Look at the data below and print exactly the lines from its first line through the line with "60, 65, 70];"; the pictures stay out of the copy.

== GIVEN MATERIAL

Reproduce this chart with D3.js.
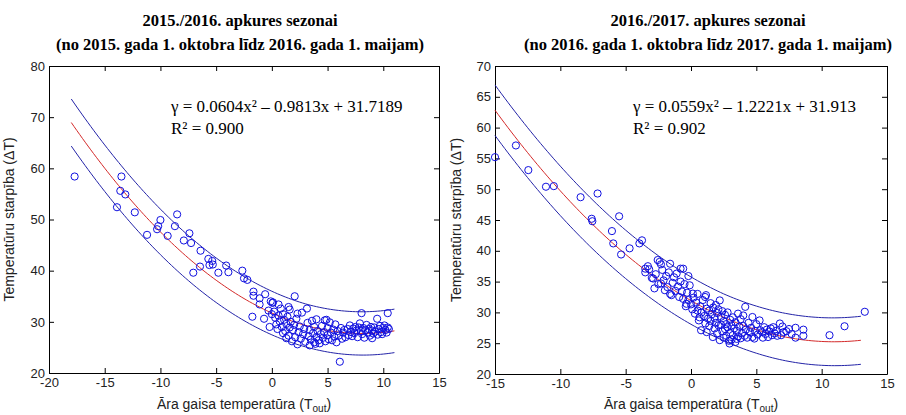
<!DOCTYPE html>
<html>
<head>
<meta charset="utf-8">
<script src="https://cdn.jsdelivr.net/npm/d3@7"></script>
<style>
  body { margin: 0; background: #fff; }
  .tick text { font-family: "Liberation Sans", Arial, sans-serif; font-size: 13px; fill: #222; }
  .tick line, .domain { stroke: #000; }
</style>
</head>
<body>
<script>
'use strict';

var width = 906,
    height = 415;

// season titles
var titles15 = ["2015./2016. apkures sezonai", "(no 2015. gada 1. oktobra līdz 2016. gada 1. maijam)"];
var titles16 = ["2016./2017. apkures sezonai", "(no 2016. gada 1. oktobra līdz 2017. gada 1. maijam)"];

// fitted polynomial a*x^2 + b*x + c, as printed on the chart
var fit15 = [0.0604, -0.9813, 31.7189];
var fit16 = [0.0559, -1.2221, 31.913];
var eq15 = ["γ = 0.0604x² – 0.9813x + 31.7189", "R² = 0.900"];
var eq16 = ["γ = 0.0559x² – 1.2221x + 31.913", "R² = 0.902"];

// prediction bound half width, read at a few x positions
var boundX15 = [-18, 3, 11],
    boundHalf15 = [4.6, 4.2, 4.25];
var boundX16 = [-15, 2.5, 13],
    boundHalf16 = [4.1, 3.8, 3.9];

// axis ticks
var xTicks15 = [-20, -15, -10, -5, 0, 5, 10, 15],
    yTicks15 = [20, 30, 40, 50, 60, 70, 80];
var xTicks16 = [-15, -10, -5, 0, 5, 10, 15],
    yTicks16 = [20, 25, 30, 35, 40, 45, 50, 55, 60, 65, 70];

// daily points: [outdoor temperature, temperature difference]
var points15 = [
  [-17.7,58.4],[-13.5,58.4],[-13.6,55.6],[-13.15,54.9],[-13.9,52.4],[-12.3,51.4],[-11.2,47.0],[-10.3,48.1],
  [-10.2,48.7],[-10.0,49.9],[-9.35,46.8],[-8.7,48.7],[-8.5,51.0],[-7.9,45.9],[-7.4,47.3],[-7.25,45.4],
  [-6.4,43.9],[-6.45,40.8],[-7.05,39.6],[-5.7,42.3],[-5.35,41.9],[-5.6,41.1],[-5.3,41.2],[-4.8,39.6],
  [-4.1,41.0],[-3.9,39.7],[-2.65,40.0],[-2.5,38.5],[-2.2,38.2],
  [-1.65,35.9],[-1.65,35.1],[-1.1,34.6],[-1.1,33.4],[-1.75,31.0],[-0.6,35.4],[-0.1,34.0],[-0.7,30.6],
  [-0.3,32.2],[-0.2,29.0],[0.0,31.5],[0.05,33.7],[0.1,33.8],[0.2,32.0],[0.3,30.8],[0.4,29.5],[0.5,28.6],
  [0.6,33.4],[0.6,31.2],[0.7,30.1],[0.8,32.6],[0.9,29.0],[1.0,27.8],[1.0,31.5],[1.1,30.4],[1.2,28.2],
  [1.3,26.8],[1.3,29.6],[1.4,31.0],[1.5,32.9],[1.5,27.3],[1.6,32.4],[1.6,28.9],[1.7,30.0],[1.8,26.2],
  [1.9,28.4],[2.0,29.4],[2.05,35.0],[2.1,27.0],[2.2,30.6],[2.3,31.6],[2.3,25.6],[2.4,28.0],[2.5,29.1],
  [2.6,26.7],[2.7,31.8],[2.8,27.6],[2.9,28.6],[3.0,26.1],[3.15,32.6],[3.2,29.8],[3.3,27.2],[3.4,25.4],
  [3.4,28.4],[3.5,26.5],[3.6,30.2],[3.7,27.8],[3.8,26.0],[3.8,29.0],[3.9,25.7],[4.0,27.0],[4.0,30.5],
  [4.1,28.2],[4.2,26.4],[4.3,25.8],[4.4,27.6],[4.5,29.2],[4.6,26.9],[4.7,28.0],[4.75,30.3],[4.8,26.2],
  [4.9,30.4],[5.0,27.4],[5.0,28.8],[5.1,26.6],[5.2,29.9],[5.3,27.9],[5.4,26.4],[5.5,28.5],[5.6,27.1],
  [5.7,29.5],[5.8,26.0],[5.9,28.2],[6.0,27.3],[6.1,22.2],[6.2,28.8],[6.3,26.7],[6.4,27.9],[6.5,28.4],
  [6.6,27.0],[6.8,28.6],[6.9,27.4],[7.0,29.3],[7.1,28.0],[7.2,27.2],[7.3,28.7],[7.4,27.8],[7.5,29.0],
  [7.6,28.3],[7.7,27.0],[7.8,28.9],[7.9,29.7],[8.05,31.7],[8.0,28.2],[8.1,27.6],[8.2,28.8],[8.3,26.9],
  [8.4,28.4],[8.5,29.4],[8.6,27.9],[8.7,28.6],[8.8,27.3],[8.9,29.0],[9.0,26.8],[9.0,28.3],[9.1,27.7],
  [9.2,28.9],[9.3,28.1],[9.45,30.6],[9.5,27.5],[9.6,28.6],[9.7,29.2],[9.8,28.0],[9.9,27.6],[10.0,28.8],
  [10.1,29.3],[10.2,28.4],[10.3,27.9],[10.4,31.7],[10.4,28.9],[10.5,28.6]
];

var points16 = [
  [-15.0,55.2],[-13.4,57.1],[-12.45,53.1],[-11.1,50.4],[-10.5,50.5],[-8.45,48.7],[-7.15,49.3],[-7.6,45.2],
  [-7.55,44.8],[-5.5,45.6],[-6.05,43.2],[-5.95,41.2],[-5.35,39.4],[-4.7,40.4],[-3.95,41.2],[-3.75,41.7],
  [-3.5,37.1],[-3.3,37.5],[-2.55,38.5],[-2.4,38.2],[-2.3,37.8],[-1.6,37.9],[-0.8,37.1],[-0.6,37.1],[-0.2,35.9],
  [-3.5,36.5],[-3.2,37.0],[-3.0,35.6],[-2.9,35.5],[-2.8,33.9],[-2.7,36.2],[-2.5,34.6],[-2.3,34.7],[-2.2,36.9],
  [-2.1,35.2],[-2.0,33.6],[-1.9,35.9],[-1.8,34.1],[-1.7,36.5],[-1.6,33.0],[-1.5,32.8],[-1.4,34.8],[-1.3,35.7],
  [-1.2,33.5],[-1.1,36.3],[-1.0,34.2],[-0.9,32.5],[-0.8,35.0],[-0.7,33.4],[-0.6,32.2],[-0.5,34.6],[-0.4,31.0],
  [-0.35,31.4],[-0.3,33.2],[-0.2,32.0],[-0.1,34.4],[0.0,31.3],[0.1,30.5],[0.14,33.05],[0.2,32.4],[0.3,29.8],
  [0.4,31.6],[0.5,33.0],[0.5,30.3],[0.6,28.7],[0.65,29.2],[0.7,31.0],[0.77,27.1],[0.8,30.0],[0.9,32.0],
  [1.0,29.4],[1.08,32.5],[1.1,28.2],[1.15,32.8],[1.2,26.8],[1.2,30.6],[1.3,29.0],[1.4,30.3],[1.4,27.8],
  [1.5,31.5],[1.5,28.6],[1.6,29.7],[1.67,26.0],[1.7,30.8],[1.8,27.4],[1.8,29.1],[1.9,31.2],[1.9,28.3],
  [2.0,29.9],[2.0,26.6],[2.1,30.5],[2.1,27.9],[2.2,31.95],[2.2,25.5],[2.3,29.3],[2.3,28.0],[2.4,26.9],
  [2.4,30.2],[2.5,28.6],[2.5,25.9],[2.6,29.6],[2.6,27.3],[2.7,28.1],[2.7,26.2],[2.8,30.0],[2.8,27.6],
  [2.9,25.4],[2.95,24.95],[3.0,28.8],[3.0,26.7],[3.1,27.9],[3.1,25.6],[3.2,29.2],[3.2,26.3],[3.3,27.4],
  [3.4,28.4],[3.4,25.2],[3.5,25.7],[3.5,27.0],[3.6,29.8],[3.6,26.1],[3.7,27.7],[3.8,28.9],[3.8,25.8],
  [3.9,26.6],[4.0,27.8],[4.0,29.5],[4.1,26.2],[4.15,30.9],[4.2,27.2],[4.3,25.9],[4.4,28.3],[4.5,26.8],
  [4.6,27.5],[4.7,29.25],[4.7,26.0],[4.85,25.75],[4.9,27.0],[5.0,28.1],[5.1,26.4],[5.25,28.7],[5.3,27.1],
  [5.45,26.8],[5.5,25.9],[5.6,27.6],[5.7,26.5],[5.8,27.2],[5.9,26.0],[6.0,26.9],[6.1,27.4],[6.2,26.3],
  [6.3,27.6],[6.4,26.6],[6.5,27.0],[6.6,26.2],[6.8,28.2],[6.9,26.3],[7.0,27.7],[7.1,26.8],[7.3,26.95],
  [7.5,27.3],[7.7,26.5],[8.0,27.5],[8.0,25.9],[8.6,27.2],[8.6,26.2],[10.6,26.3],[11.75,27.75],[13.3,30.1]
];

var svg = d3.select("body").append("svg")
    .attr("width", width)
    .attr("height", height);

drawPanel({
  box: [49, 66, 439, 373],
  xDomain: [-20, 15], yDomain: [20, 80],
  xTicks: xTicks15, yTicks: yTicks15,
  titles: titles15, titleX: 240,
  eq: eq15, eqX: 171,
  fit: fit15, boundX: boundX15, boundHalf: boundHalf15,
  points: points15, ylabelX: 14
});

drawPanel({
  box: [495, 66, 887, 374],
  xDomain: [-15, 15], yDomain: [20, 70],
  xTicks: xTicks16, yTicks: yTicks16,
  titles: titles16, titleX: 708,
  eq: eq16, eqX: 633,
  fit: fit16, boundX: boundX16, boundHalf: boundHalf16,
  points: points16, ylabelX: 461
});

function drawPanel(p) {
  var x = d3.scaleLinear().domain(p.xDomain).range([p.box[0], p.box[2]]),
      y = d3.scaleLinear().domain(p.yDomain).range([p.box[3], p.box[1]]);
  var g = svg.append("g");
  var plain = function(d) { return String(d); };  // hyphen minus, like the original

  // titles
  g.selectAll(".title")
    .data(p.titles)
    .enter().append("text")
      .attr("x", p.titleX)
      .attr("y", function(d, i) { return 26 + i * 24; })
      .attr("text-anchor", "middle")
      .style("font-family", "'Liberation Serif', 'Times New Roman', serif")
      .style("font-weight", "bold")
      .style("font-size", "16.5px")
      .text(function(d) { return d; });

  // axes, ticks pointing inward on all sides
  g.append("g")
    .attr("transform", "translate(0," + p.box[3] + ")")
    .call(d3.axisBottom(x).tickValues(p.xTicks).tickSizeInner(-5).tickSizeOuter(0).tickPadding(5).tickFormat(plain));
  g.append("g")
    .attr("transform", "translate(0," + p.box[1] + ")")
    .call(d3.axisTop(x).tickValues(p.xTicks).tickSizeInner(-5).tickSizeOuter(0).tickFormat(""));
  g.append("g")
    .attr("transform", "translate(" + p.box[0] + ",0)")
    .call(d3.axisLeft(y).tickValues(p.yTicks).tickSizeInner(-5).tickSizeOuter(0).tickPadding(4).tickFormat(plain));
  g.append("g")
    .attr("transform", "translate(" + p.box[2] + ",0)")
    .call(d3.axisRight(y).tickValues(p.yTicks).tickSizeInner(-5).tickSizeOuter(0).tickFormat(""));

  // axis labels
  var xl = g.append("text")
      .attr("x", (p.box[0] + p.box[2]) / 2)
      .attr("y", 409)
      .attr("text-anchor", "middle")
      .style("font-family", "'Liberation Sans', Arial, sans-serif")
      .style("font-size", "14px")
      .style("fill", "#222");
  xl.append("tspan").text("Āra gaisa temperatūra (T");
  xl.append("tspan").attr("dy", 2.5).style("font-size", "10px").text("out");
  xl.append("tspan").attr("dy", -2.5).text(")");

  g.append("text")
    .attr("transform", "translate(" + p.ylabelX + "," + ((p.box[1] + p.box[3]) / 2) + ") rotate(-90)")
    .attr("text-anchor", "middle")
    .style("font-family", "'Liberation Sans', Arial, sans-serif")
    .style("font-size", "14px")
    .style("fill", "#222")
    .text("Temperatūru starpība (ΔT)");

  // equation
  g.selectAll(".eq")
    .data(p.eq)
    .enter().append("text")
      .attr("x", p.eqX)
      .attr("y", function(d, i) { return 112 + i * 22; })
      .style("font-family", "'Liberation Serif', 'Times New Roman', serif")
      .style("font-size", "17px")
      .text(function(d) { return d; });

  // fit and bounds
  function fitAt(t) { return p.fit[0] * t * t + p.fit[1] * t + p.fit[2]; }
  var half = d3.scaleLinear().domain(p.boundX).range(p.boundHalf);
  var lo = p.boundX[0], hi = p.boundX[p.boundX.length - 1];
  var xs = d3.range(lo, hi, 0.25).concat([hi]);
  var line = d3.line()
      .x(function(d) { return x(d[0]); })
      .y(function(d) { return y(d[1]); });

  var curves = [
    { c: "#2424a8", pts: xs.map(function(t) { return [t, fitAt(t) + half(t)]; }) },
    { c: "#2424a8", pts: xs.map(function(t) { return [t, fitAt(t) - half(t)]; }) },
    { c: "#d42a2a", pts: xs.map(function(t) { return [t, fitAt(t)]; }) }
  ];

  g.selectAll(".curve")
    .data(curves)
    .enter().append("path")
      .attr("d", function(d) { return line(d.pts); })
      .attr("fill", "none")
      .attr("stroke", function(d) { return d.c; })
      .attr("stroke-width", 1);

  g.selectAll(".pt")
    .data(p.points)
    .enter().append("circle")
      .attr("cx", function(d) { return x(d[0]); })
      .attr("cy", function(d) { return y(d[1]); })
      .attr("r", 3.6)
      .attr("fill", "none")
      .attr("stroke", "#1010e0")
      .attr("stroke-width", 1);
}
</script>
</body>
</html>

====

#### WORKED ANSWER:
Reproduce this chart with D3.js.
<!DOCTYPE html>
<html>
<head>
<meta charset="utf-8">
<script src="https://cdn.jsdelivr.net/npm/d3@7"></script>
<style>
  body { margin: 0; background: #fff; }
  .tick text { font-family: "Liberation Sans", Arial, sans-serif; font-size: 13px; fill: #222; }
  .tick line, .domain { stroke: #000; }
</style>
</head>
<body>
<script>
'use strict';

var width = 906,
    height = 415;

// season titles
var titles15 = ["2015./2016. apkures sezonai", "(no 2015. gada 1. oktobra līdz 2016. gada 1. maijam)"];
var titles16 = ["2016./2017. apkures sezonai", "(no 2016. gada 1. oktobra līdz 2017. gada 1. maijam)"];

// fitted polynomial a*x^2 + b*x + c, as printed on the chart
var fit15 = [0.0604, -0.9813, 31.7189];
var fit16 = [0.0559, -1.2221, 31.913];
var eq15 = ["γ = 0.0604x² – 0.9813x + 31.7189", "R² = 0.900"];
var eq16 = ["γ = 0.0559x² – 1.2221x + 31.913", "R² = 0.902"];

// prediction bound half width, read at a few x positions
var boundX15 = [-18, 3, 11],
    boundHalf15 = [4.6, 4.2, 4.25];
var boundX16 = [-15, 2.5, 13],
    boundHalf16 = [4.1, 3.8, 3.9];

// axis ticks
var xTicks15 = [-20, -15, -10, -5, 0, 5, 10, 15],
    yTicks15 = [20, 30, 40, 50, 60, 70, 80];
var xTicks16 = [-15, -10, -5, 0, 5, 10, 15],
    yTicks16 = [20, 25, 30, 35, 40, 45, 50, 55, 60, 65, 70];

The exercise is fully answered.